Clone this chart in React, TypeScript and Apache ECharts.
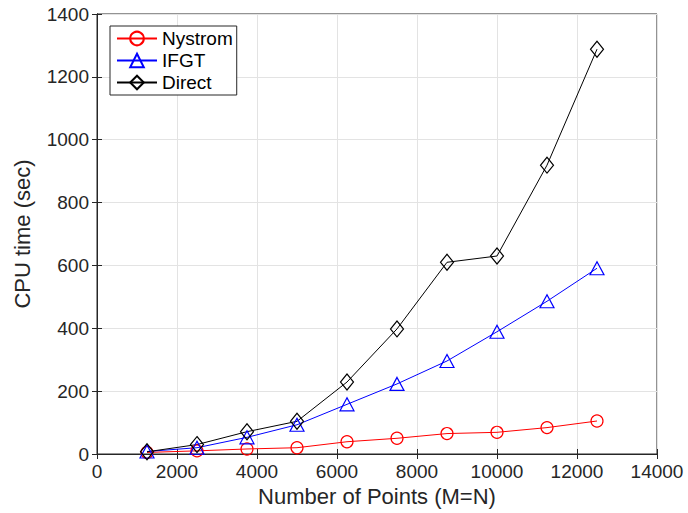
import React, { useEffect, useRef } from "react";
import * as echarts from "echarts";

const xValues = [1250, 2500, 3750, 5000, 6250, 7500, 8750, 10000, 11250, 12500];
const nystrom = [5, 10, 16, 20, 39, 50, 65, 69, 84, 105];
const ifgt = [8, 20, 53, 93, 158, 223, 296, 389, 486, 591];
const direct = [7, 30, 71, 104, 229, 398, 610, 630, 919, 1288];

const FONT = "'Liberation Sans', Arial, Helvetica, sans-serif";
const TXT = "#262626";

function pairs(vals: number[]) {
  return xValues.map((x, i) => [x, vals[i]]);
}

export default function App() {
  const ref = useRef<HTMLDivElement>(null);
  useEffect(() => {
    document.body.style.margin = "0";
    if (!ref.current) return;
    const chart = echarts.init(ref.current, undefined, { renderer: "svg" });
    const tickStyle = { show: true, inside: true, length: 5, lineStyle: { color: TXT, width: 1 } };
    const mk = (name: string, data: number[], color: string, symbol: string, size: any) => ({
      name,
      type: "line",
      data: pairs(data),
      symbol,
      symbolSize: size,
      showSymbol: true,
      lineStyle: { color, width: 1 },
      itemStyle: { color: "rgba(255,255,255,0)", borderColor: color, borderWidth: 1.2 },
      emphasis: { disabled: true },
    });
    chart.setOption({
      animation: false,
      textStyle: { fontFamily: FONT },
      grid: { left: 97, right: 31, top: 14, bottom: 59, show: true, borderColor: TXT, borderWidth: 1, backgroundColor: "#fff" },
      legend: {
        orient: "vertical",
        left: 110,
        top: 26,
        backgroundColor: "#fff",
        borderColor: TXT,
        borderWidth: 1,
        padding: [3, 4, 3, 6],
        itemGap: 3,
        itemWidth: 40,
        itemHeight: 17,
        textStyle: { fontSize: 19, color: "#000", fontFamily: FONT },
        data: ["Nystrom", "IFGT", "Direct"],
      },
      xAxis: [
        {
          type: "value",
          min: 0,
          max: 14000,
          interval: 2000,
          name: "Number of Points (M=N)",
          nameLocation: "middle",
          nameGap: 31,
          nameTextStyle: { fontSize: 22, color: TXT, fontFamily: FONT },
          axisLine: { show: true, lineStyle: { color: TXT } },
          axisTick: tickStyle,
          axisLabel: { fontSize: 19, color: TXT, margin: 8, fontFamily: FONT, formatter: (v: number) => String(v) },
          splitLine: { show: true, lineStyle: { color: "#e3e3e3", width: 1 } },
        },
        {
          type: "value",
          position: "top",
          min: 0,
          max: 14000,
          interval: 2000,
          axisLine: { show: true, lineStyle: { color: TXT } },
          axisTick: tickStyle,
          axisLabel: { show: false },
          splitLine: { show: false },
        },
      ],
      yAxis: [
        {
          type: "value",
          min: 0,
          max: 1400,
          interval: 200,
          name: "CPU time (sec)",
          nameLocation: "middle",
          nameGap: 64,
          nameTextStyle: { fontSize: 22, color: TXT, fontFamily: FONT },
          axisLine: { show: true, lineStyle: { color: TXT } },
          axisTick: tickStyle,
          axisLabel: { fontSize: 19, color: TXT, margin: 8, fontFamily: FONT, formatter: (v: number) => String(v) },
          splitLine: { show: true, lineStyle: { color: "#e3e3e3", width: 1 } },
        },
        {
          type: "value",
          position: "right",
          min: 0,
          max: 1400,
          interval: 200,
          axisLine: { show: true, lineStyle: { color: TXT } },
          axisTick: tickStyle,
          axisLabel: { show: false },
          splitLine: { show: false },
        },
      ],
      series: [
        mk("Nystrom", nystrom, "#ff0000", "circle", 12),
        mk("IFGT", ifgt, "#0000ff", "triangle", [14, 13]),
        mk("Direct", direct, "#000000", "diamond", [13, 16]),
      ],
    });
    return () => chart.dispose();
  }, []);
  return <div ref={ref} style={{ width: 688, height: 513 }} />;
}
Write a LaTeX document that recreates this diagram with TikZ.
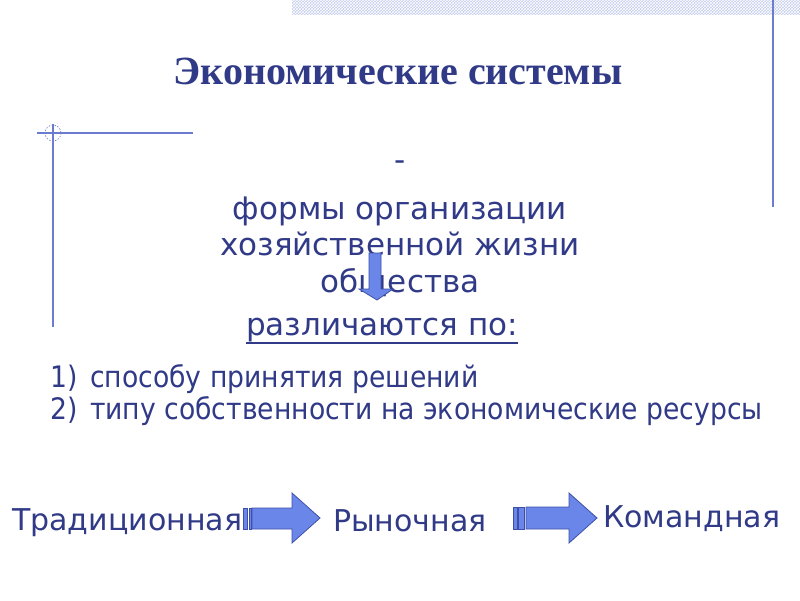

★ ★ ★

Exercise description:
Start at the first line of the records and write out everything up to and including the line containing "import * as". No pictures.

Correct output:
Clone this chart in React, TypeScript and Apache ECharts.
import React, { useEffect, useRef } from "react";
import * as echarts from "echarts";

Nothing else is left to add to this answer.